Unfortunately, there's one catch: the way the law is formulated gives the distance from the Sun to the planets in terms of the distance between the Sun and the Earth. Since that wasn't known to begin with (that's part of the reason for wanting to find it, after all), it seemed that astronomers were stuck (sure, they could use the law to say that Jupiter is 5.204 times farther from the Sun than Earth is, but without absolute numbers it's a somewhat hollow achievement).

This sorry state of affairs remained until a Scottish mathematician named James Gregory suggested that observations of the time taken for Mercury to cross the Sun's face as seen from widely separated points on Earth could be used to figure out how far away the Sun was. The young astronomer Edmond Halley (better known for being the first person to predict the return of a comet, which still bears his name) tried to do this for a transit of Mercury in 1676 but was frustrated by the fact that only one other such observation existed, and didn't think that two data points were accurate enough. He suggested that more accurate calculations could be done using a transit of Venus instead, but he unfortunately would not live to see the next one in 1761.

His suggestion, however, did not go unheard (being the second Astronomer Royal to the British crown may have had something to do with it), and when the next pair of transits rolled around astronomers around the world were ready. Expeditions from England, France, and Austria traveled around the world for the 1761 transit, and Captain Cook made his first voyage to the Pacific to observe the 1769 one.

This was, in a very real sense, the first major example of international co-operation in history. It's something we don't even think about today, but it helped set the stage for the atmosphere of cordial co-operation that exists in science throughout the world today (with the occasional bit of friendly rivalry thrown in). We don't find it strange today that scientists from all over the world freely publish the results of their experiments which may have required millions of dollars and hundreds of man-hours to find, but it didn't necessarily have to be this way. Science and knowledge could have been (and have been at points in history) very territorial things, hoarded for national gain (think of the secrets of Greek fire, known only to the Byzantines). Instead we have a world where anyone can pick up the latest issue of a scientific journal and peruse its contents freely (in the sense of “personal freedom”, not the “no-cost” sense), and I like to think that astronomers may have had something to with that.

To cut a long story short, the expeditions, although many of them did observe Venus, were not successful in their main quest to determine the Earth-Sun distance. The reason has to do with the “black drop effect”, wherein Venus appears to elongate as it approaches the edge of the Sun's disk (from either side). Unfortunately, precise timing of exactly those moments was the critical information needed for the calculations to work. This effect was at first (and for a long time) thought to be proof that Venus had a atmosphere, but in reality it has more to do with imperfections in observing equipment and turbulence in Earth's atmosphere (Venus does have an atmosphere, of course, but that's beside the point, as the black drop effect also shows up during transits of atmosphere-less Mercury to a lesser extant).

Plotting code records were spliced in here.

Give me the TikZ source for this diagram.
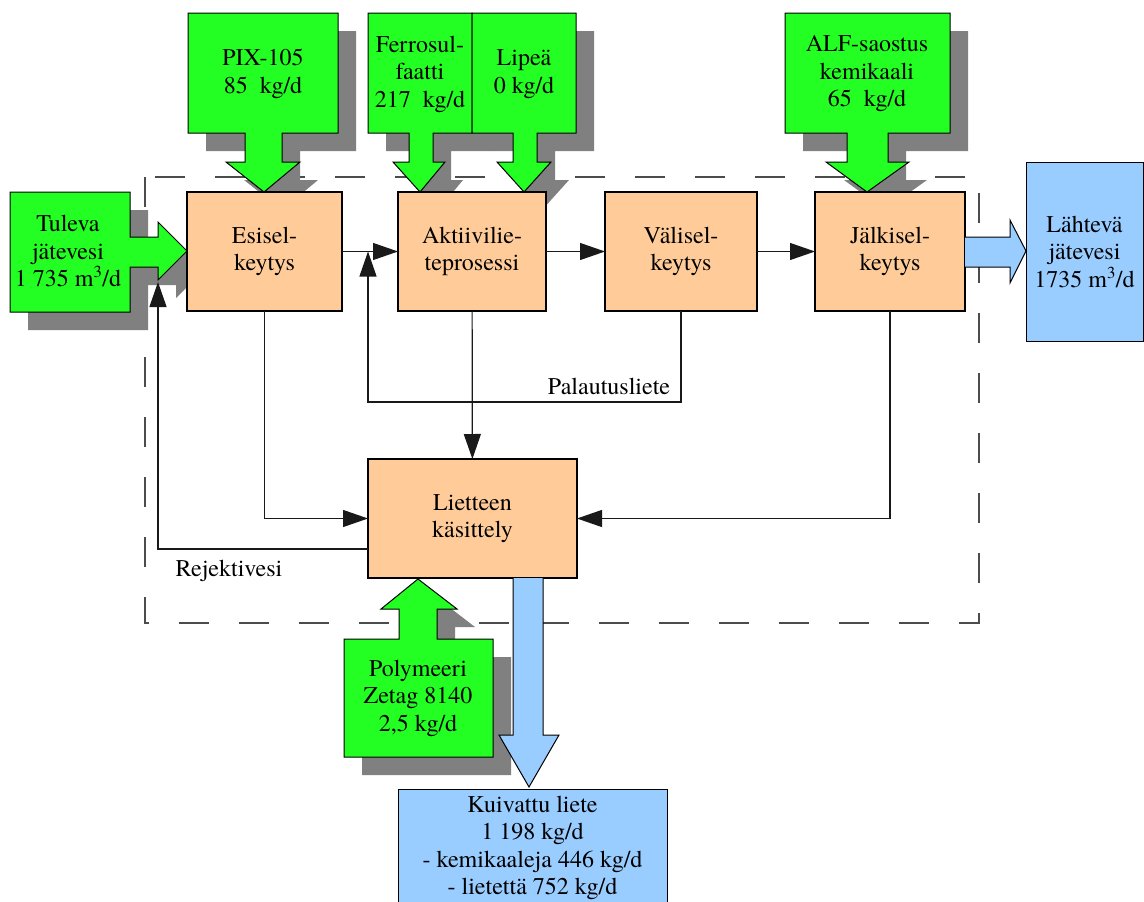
\documentclass[tikz,border=0pt]{standalone}
\usepackage{fontspec}
\setmainfont{texgyretermes}[Extension=.otf, UprightFont=*-regular,
  BoldFont=*-bold, ItalicFont=*-italic, BoldItalicFont=*-bolditalic]
\usetikzlibrary{arrows.meta,positioning}
\definecolor{fchem}{HTML}{23FF23}
\definecolor{fproc}{HTML}{FFCC99}
\definecolor{fout}{HTML}{99CCFF}
\definecolor{fshade}{HTML}{808080}

\begin{document}
\begin{tikzpicture}[x=1pt, y=-1pt, font=\fontsize{24pt}{27.5pt}\selectfont,
  proc/.style={draw, line width=1.2pt, fill=fproc, minimum width=#1,
    minimum height=119pt, inner sep=0pt, outer sep=0pt, align=center},
  proc/.default=155pt,
  outbox/.style={draw, line width=1pt, fill=fout, inner sep=0pt,
    outer sep=0pt, align=center},
  chem/.style={draw, line width=1pt, fill=fchem},
  shade/.style={fill=fshade},
  outflow/.style={draw, line width=1pt, fill=fout},
  flow/.style={line width=1.2pt, black!90, -{Triangle[length=25pt, width=17pt]}},
  tag/.style={align=center, inner sep=0pt}]
\useasboundingbox (0,0) rectangle (1144,902);
\clip (0,0) rectangle (1144,902);
% ---------------- plant boundary ----------------
\draw[black!70, line width=1.2pt, dash pattern=on 30pt off 30pt]
  (145,177) rectangle (979,623);
% ---------------- chemical feeds: shadows first, then the green shapes ----------------
\foreach \d/\sty in {18/shade, 0/chem}{
  \begin{scope}[shift={(\d,\d)}]
  % tuleva jatevesi
  \path[\sty] (10,192) -- (130,192) -- (130,237) -- (158,237) -- (158,222)
    -- (187,251) -- (158,280) -- (158,267) -- (130,267) -- (130,312)
    -- (10,312) -- cycle;
  % PIX-105
  \path[\sty] (188,13) -- (338,13) -- (338,133) -- (282,133) -- (282,162)
    -- (300,162) -- (264,192) -- (226,162) -- (245,162) -- (245,133)
    -- (188,133) -- cycle;
  % ferrosulfaatti
  \path[\sty] (368,13) -- (472,13) -- (472,133) -- (433,133) -- (433,162)
    -- (445,162) -- (420,192) -- (393,162) -- (409,162) -- (409,133)
    -- (368,133) -- cycle;
  % lipea
  \path[\sty] (472,13) -- (576,13) -- (576,133) -- (537,133) -- (537,162)
    -- (551,162) -- (524,192) -- (497,162) -- (513,162) -- (513,133)
    -- (472,133) -- cycle;
  % ALF
  \path[\sty] (785,13) -- (950,13) -- (950,133) -- (888,133) -- (888,162)
    -- (909,162) -- (867,192) -- (826,162) -- (847,162) -- (847,133)
    -- (785,133) -- cycle;
  % polymeeri
  \path[\sty] (344,757) -- (493,757) -- (493,639) -- (437,639) -- (437,609)
    -- (457,609) -- (418,579) -- (381,609) -- (399,609) -- (399,639)
    -- (344,639) -- cycle;
  \end{scope}
}
\node[tag] (tuleva) at (68,251) {Tuleva\\jätevesi\\1 735 m\textsuperscript{3}/d};
\node[tag] (pix) at (263,74) {PIX-105\\85~~kg/d};
\node[tag] (ferro) at (420,74) {Ferrosul-\\faatti\\217~~kg/d};
\node[tag] (lipea) at (524,74) {Lipeä\\0 kg/d};
\node[tag] (alf) at (867,74) {ALF-saostus\\kemikaali\\65~~kg/d};
\node[tag] (poly) at (418,698) {Polymeeri\\Zetag 8140\\2,5 kg/d};
% ---------------- process units ----------------
\node[proc] (esi) at (264.5,251.5) {Esisel-\\keytys};
\node[proc=148pt] (akt) at (472,251.5) {Aktiivilie-\\teprosessi};
\node[proc=152pt] (vali) at (681,251.5) {Välisel-\\keytys};
\node[proc=150pt] (jalki) at (890,251.5) {Jälkisel-\\keytys};
\node[proc=209pt] (liete) at (472.5,518.5) {Lietteen\\käsittely};
% ---------------- outputs ----------------
\path[outflow] (965,237) -- (1010,237) -- (1010,220) -- (1026,251)
  -- (1010,283) -- (1010,267) -- (965,267);
\path[outflow] (513,578) -- (513,735) -- (499,735) -- (529,787)
  -- (559,735) -- (543,735) -- (543,578);
\node[outbox, minimum width=117pt, minimum height=179pt] (lahteva)
  at (1084.5,251.5) {Lähtevä\\jätevesi\\1735 m\textsuperscript{3}/d};
\node[outbox, minimum width=269pt, minimum height=118pt] (kuiva)
  at (532.5,848) {Kuivattu liete\\1 198 kg/d\\- kemikaaleja 446 kg/d\\- lietettä 752 kg/d};
% ---------------- connectors ----------------
\coordinate (palbend) at (368,402);
\coordinate (palret) at (368,251.5);
\coordinate (rejtip) at (158,282);
\draw[flow] (esi) -- (akt);
\draw[flow] (akt) -- (vali);
\draw[flow] (vali) -- (jalki);
\draw[flow] (vali.south) |- (palbend) -- (palret);
\draw[flow] (akt) -- (liete);
\draw[flow] (esi.south) |- (liete.west);
\draw[flow] (jalki.south) |- (liete.east);
\draw[flow] ([yshift=-30.5pt]liete.west) -| (rejtip);
\node[tag] (palautus) at (609,386) {Palautusliete};
\node[tag] (rejekti) at (229,571) {Rejektivesi};
\end{tikzpicture}
\end{document}
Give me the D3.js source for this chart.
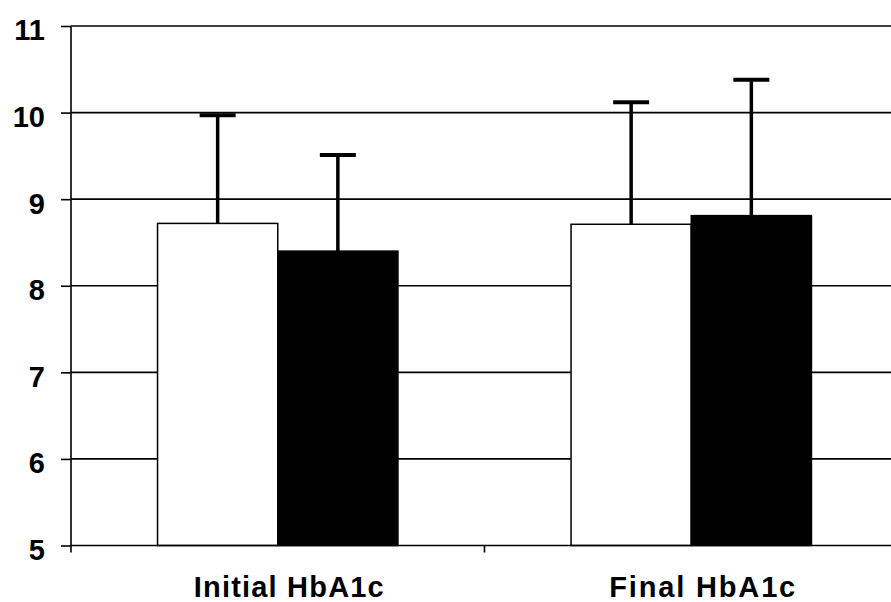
<!DOCTYPE html>
<html>
<head>
<meta charset="utf-8">
<script src="https://cdn.jsdelivr.net/npm/d3@7"></script>
<style>
  body { margin: 0; background: #fff; }
  svg { display: block; }
</style>
</head>
<body>
<div id="chart"></div>
<script>
var width = 891,
    height = 602;

// data
var categories = ["Initial HbA1c", "Final HbA1c"];
var series = ["Group 1", "Group 2"];
var means = [[8.72, 8.40], [8.71, 8.81]];
var upper = [[9.97, 9.51], [10.12, 10.38]];
var yTicks = [5, 6, 7, 8, 9, 10, 11];

var fill = { "Group 1": "#fff", "Group 2": "#000" };

var svg = d3.select("#chart").append("svg")
    .attr("width", width)
    .attr("height", height);

var x = d3.scaleBand()
    .domain(categories)
    .range([71, 898]);

var sub = d3.scaleBand()
    .domain(series)
    .range([0, x.bandwidth()])
    .paddingInner(0)
    .paddingOuter(0.72);

var y = d3.scaleLinear()
    .domain([5, 11])
    .range([545.5, 26]);

// gridlines
svg.append("g")
  .selectAll("line")
  .data(yTicks.slice(1))
  .join("line")
    .attr("x1", 71)
    .attr("x2", 898)
    .attr("y1", function(d) { return y(d); })
    .attr("y2", function(d) { return y(d); })
    .attr("stroke", "#000")
    .attr("stroke-width", 1.6);

// bars
var rows = [];
categories.forEach(function(c, i) {
  series.forEach(function(s, j) {
    rows.push({ cat: c, s: s, v: means[i][j], hi: upper[i][j] });
  });
});

svg.append("g")
  .selectAll("rect")
  .data(rows)
  .join("rect")
    .attr("x", function(d) { return x(d.cat) + sub(d.s); })
    .attr("y", function(d) { return y(d.v); })
    .attr("width", sub.bandwidth())
    .attr("height", function(d) { return y(5) - y(d.v); })
    .attr("fill", function(d) { return fill[d.s]; })
    .attr("stroke", "#000")
    .attr("stroke-width", 1.5);

// error bars (upper only)
var err = svg.append("g");
err.selectAll("line.stem")
  .data(rows)
  .join("line")
    .attr("class", "stem")
    .attr("x1", function(d) { return x(d.cat) + sub(d.s) + sub.bandwidth() / 2; })
    .attr("x2", function(d) { return x(d.cat) + sub(d.s) + sub.bandwidth() / 2; })
    .attr("y1", function(d) { return y(d.v); })
    .attr("y2", function(d) { return y(d.hi); })
    .attr("stroke", "#000")
    .attr("stroke-width", 3.5);

err.selectAll("line.cap")
  .data(rows)
  .join("line")
    .attr("class", "cap")
    .attr("x1", function(d) { return x(d.cat) + sub(d.s) + sub.bandwidth() / 2 - 18; })
    .attr("x2", function(d) { return x(d.cat) + sub(d.s) + sub.bandwidth() / 2 + 18; })
    .attr("y1", function(d) { return y(d.hi); })
    .attr("y2", function(d) { return y(d.hi); })
    .attr("stroke", "#000")
    .attr("stroke-width", 4);

// y axis
var yAxis = svg.append("g")
    .attr("transform", "translate(71,0)")
    .call(d3.axisLeft(y).tickValues(yTicks).tickFormat(d3.format("d"))
      .tickSize(10).tickPadding(16).tickSizeOuter(0));
yAxis.select(".domain").attr("stroke-width", 1.6)
    .attr("d", "M0," + y(11) + "V" + (y(5) + 7));
yAxis.selectAll(".tick line").attr("stroke-width", 1.6);
yAxis.selectAll(".tick text")
    .attr("font-family", "Liberation Sans, Arial, sans-serif")
    .attr("font-size", "29px")
    .attr("font-weight", "bold")
    .attr("fill", "#000")
    .attr("dy", "0.48em");

// x axis line and category dividers
svg.append("line")
    .attr("x1", 71)
    .attr("x2", 898)
    .attr("y1", y(5))
    .attr("y2", y(5))
    .attr("stroke", "#000")
    .attr("stroke-width", 1.6);

svg.append("g")
  .selectAll("line")
  .data(categories.slice(1))
  .join("line")
    .attr("x1", function(d) { return x(d); })
    .attr("x2", function(d) { return x(d); })
    .attr("y1", y(5))
    .attr("y2", y(5) + 7)
    .attr("stroke", "#000")
    .attr("stroke-width", 1.6);

svg.append("g")
  .selectAll("text")
  .data(categories)
  .join("text")
    .attr("x", function(d) { return x(d) + x.bandwidth() / 2 + 11; })
    .attr("y", 597)
    .attr("text-anchor", "middle")
    .attr("font-family", "Liberation Sans, Arial, sans-serif")
    .attr("font-size", "29px")
    .attr("font-weight", "bold")
    .attr("textLength", function(d, i) { return i == 0 ? 190 : 186; })
    .text(function(d) { return d; });
</script>
</body>
</html>
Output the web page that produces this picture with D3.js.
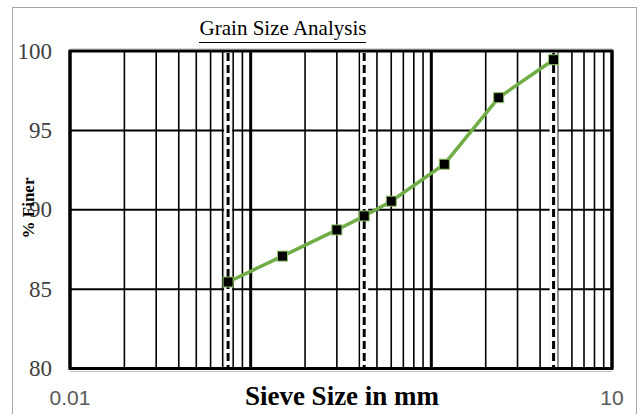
<!DOCTYPE html>
<html>
<head>
<meta charset="utf-8">
<script src="https://cdn.jsdelivr.net/npm/d3@7"></script>
<style>
  body { margin: 0; background: #fff; }
  svg { display: block; }
</style>
</head>
<body>
<svg width="641" height="414"></svg>
<script>
// sieve analysis readings
let sieveSizes = [0.075, 0.15, 0.3, 0.425, 0.6, 1.18, 2.36, 4.75];
let percentFiner = [85.45, 87.08, 88.73, 89.61, 90.54, 92.87, 97.06, 99.45];
// dashed reference sieves (#200, #40, #4)
let refSieves = [0.075, 0.425, 4.75];
let yTicks = [80, 85, 90, 95, 100];
let xTickLabels = [0.01, 10];
let decades = [0.01, 0.1, 1];

let svg = d3.select("svg");
let plotL = 70, plotR = 612, plotT = 51, plotB = 368.5;

let x = d3.scaleLog().domain([0.01, 10]).range([plotL, plotR]);
let y = d3.scaleLinear().domain([80, 100]).range([plotB, plotT]);

// outer chart border
svg.append("rect")
  .attr("x", 12.5).attr("y", 7.5)
  .attr("width", 624).attr("height", 410)
  .attr("fill", "none")
  .attr("stroke", "#a6a6a6")
  .attr("stroke-width", 1);

// title
svg.append("text")
  .attr("x", 283).attr("y", 35)
  .attr("text-anchor", "middle")
  .attr("font-family", "Liberation Serif, serif")
  .attr("font-size", 21)
  .attr("fill", "#000")
  .text("Grain Size Analysis");
svg.append("line")
  .attr("x1", 199).attr("x2", 366)
  .attr("y1", 42.5).attr("y2", 42.5)
  .attr("stroke", "#000").attr("stroke-width", 1);

// vertical grid: every 1..9 of each decade
let gridVals = [];
decades.forEach(d => {
  for (let k = 1; k <= 9; k++) gridVals.push(d * k);
});
gridVals.push(10);

let grid = svg.append("g").attr("class", "grid");
grid.selectAll("line.v")
  .data(gridVals)
  .enter().append("line")
    .attr("class", "v")
    .attr("x1", d => x(d)).attr("x2", d => x(d))
    .attr("y1", plotT).attr("y2", plotB)
    .attr("stroke", "#000")
    .attr("stroke-width", (d, i) => i % 9 == 0 ? 3 : 1.6);

grid.selectAll("line.h")
  .data(yTicks.slice(1, -1))
  .enter().append("line")
    .attr("class", "h")
    .attr("x1", plotL).attr("x2", plotR)
    .attr("y1", d => y(d)).attr("y2", d => y(d))
    .attr("stroke", "#000")
    .attr("stroke-width", 2);

// faint gray axis lines just outside the plot
svg.append("line")
  .attr("x1", plotL).attr("x2", plotR)
  .attr("y1", 48.5).attr("y2", 48.5)
  .attr("stroke", "#d9d9d9").attr("stroke-width", 1);
svg.append("line")
  .attr("x1", plotL).attr("x2", plotR)
  .attr("y1", 371.5).attr("y2", 371.5)
  .attr("stroke", "#bfbfbf").attr("stroke-width", 1);

// dashed reference lines
let refs = svg.append("g").attr("class", "refs");
refs.selectAll("line.halo")
  .data(refSieves)
  .enter().append("line")
    .attr("class", "halo")
    .attr("x1", d => x(d)).attr("x2", d => x(d))
    .attr("y1", plotT + 1).attr("y2", plotB - 1)
    .attr("stroke", "#e4e4e4").attr("stroke-width", 8);
refs.selectAll("line.white")
  .data(refSieves)
  .enter().append("line")
    .attr("class", "white")
    .attr("x1", d => x(d)).attr("x2", d => x(d))
    .attr("y1", plotT + 1).attr("y2", plotB - 1)
    .attr("stroke", "#fff").attr("stroke-width", 7);
refs.selectAll("line.dash")
  .data(refSieves)
  .enter().append("line")
    .attr("class", "dash")
    .attr("x1", d => x(d)).attr("x2", d => x(d))
    .attr("y1", plotT + 2).attr("y2", plotB - 1)
    .attr("stroke", "#000").attr("stroke-width", 3)
    .attr("stroke-dasharray", "8,4");

// plot border
svg.append("rect")
  .attr("x", plotL).attr("y", plotT)
  .attr("width", plotR - plotL).attr("height", plotB - plotT)
  .attr("fill", "none")
  .attr("stroke", "#000")
  .attr("stroke-width", 3);

// y tick labels
svg.append("g")
  .selectAll("text")
  .data(yTicks)
  .enter().append("text")
    .attr("x", 52)
    .attr("y", d => y(d))
    .attr("dy", "0.33em")
    .attr("text-anchor", "end")
    .attr("font-family", "Liberation Serif, serif")
    .attr("font-size", 23)
    .attr("fill", "#404040")
    .text(d => d);

// x tick labels (only the ends are labelled)
svg.append("g")
  .selectAll("text")
  .data(xTickLabels)
  .enter().append("text")
    .attr("x", d => x(d))
    .attr("y", 405)
    .attr("text-anchor", "middle")
    .attr("font-family", "Liberation Sans, sans-serif")
    .attr("font-size", 21)
    .attr("fill", "#595959")
    .text(d => d);

// axis titles
svg.append("text")
  .attr("x", 342).attr("y", 405)
  .attr("text-anchor", "middle")
  .attr("font-family", "Liberation Serif, serif")
  .attr("font-weight", "bold")
  .attr("font-size", 27)
  .attr("fill", "#000")
  .text("Sieve Size in mm");

svg.append("text")
  .attr("transform", "translate(34,208) rotate(-90)")
  .attr("text-anchor", "middle")
  .attr("font-family", "Liberation Serif, serif")
  .attr("font-weight", "bold")
  .attr("font-size", 17)
  .attr("fill", "#000")
  .text("% Finer");

// gradation curve
let points = sieveSizes.map((s, i) => [s, percentFiner[i]]);
let line = d3.line()
  .x(d => x(d[0]))
  .y(d => y(d[1]));

svg.append("path")
  .datum(points)
  .attr("d", line)
  .attr("fill", "none")
  .attr("stroke", "#70ad47")
  .attr("stroke-width", 3.5);

svg.append("g")
  .selectAll("rect")
  .data(points)
  .enter().append("rect")
    .attr("x", d => x(d[0]) - 5)
    .attr("y", d => y(d[1]) - 5)
    .attr("width", 10).attr("height", 10)
    .attr("fill", "#000")
    .attr("stroke", "#8cc063")
    .attr("stroke-width", 1);
</script>
</body>
</html>
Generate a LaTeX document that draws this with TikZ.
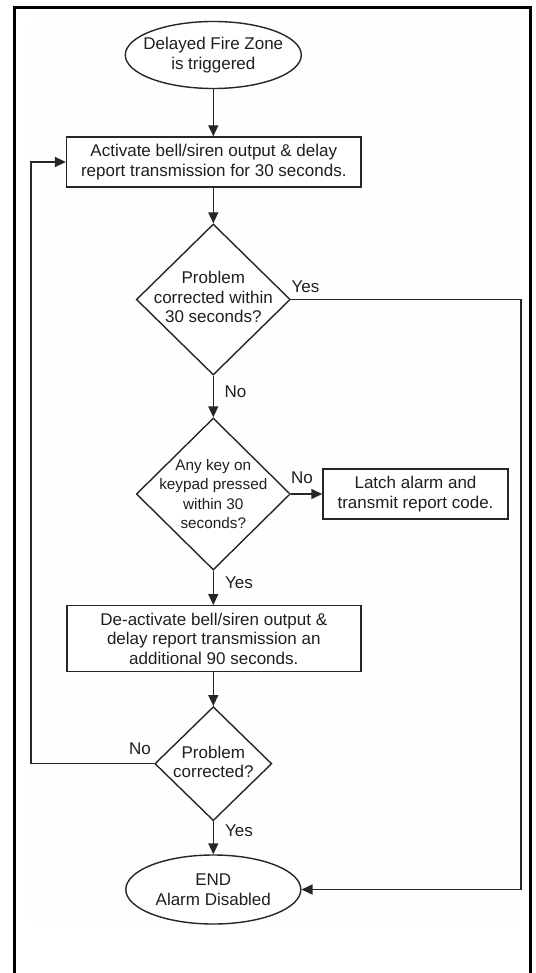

Anyway, when the transits of 1874 and 1882 came around, astronomers tried again. Although the black drop effect was still in, well, effect, the data generated from all previous observations was enough to get a pretty good value of 149.59 million kilometers (92.95 million miles) using statistical methods, very close to the modern day value of 149,598,261 kilometers (92,956,048.8 miles).

And where are we today? With the advent of radar and other modern advances we can now calculate the distance to the Sun to about \(\pm\)30 meters (~100 feet), and transits of Venus are no longer necessary to tell us how big the Solar System is. They are now interesting for entirely new reasons that could hardly have been foreseen by those astronomers of old. Now, observations of transits of Venus have the potential to help with the burgeoning field of finding planets around other Stars, especially small, rocky planets like Earth and Venus.

At this point, it's interesting to speculate on what may happen between now and the next transit of Venus in 2117. Given how much the world has changed in the last 130 years, I don't think I want to make any predictions, but it would be interesting to see how our knowledge of exoplanets will grow in the meantime, and how much can be learned from studying this current pair of transits. Exciting stuff!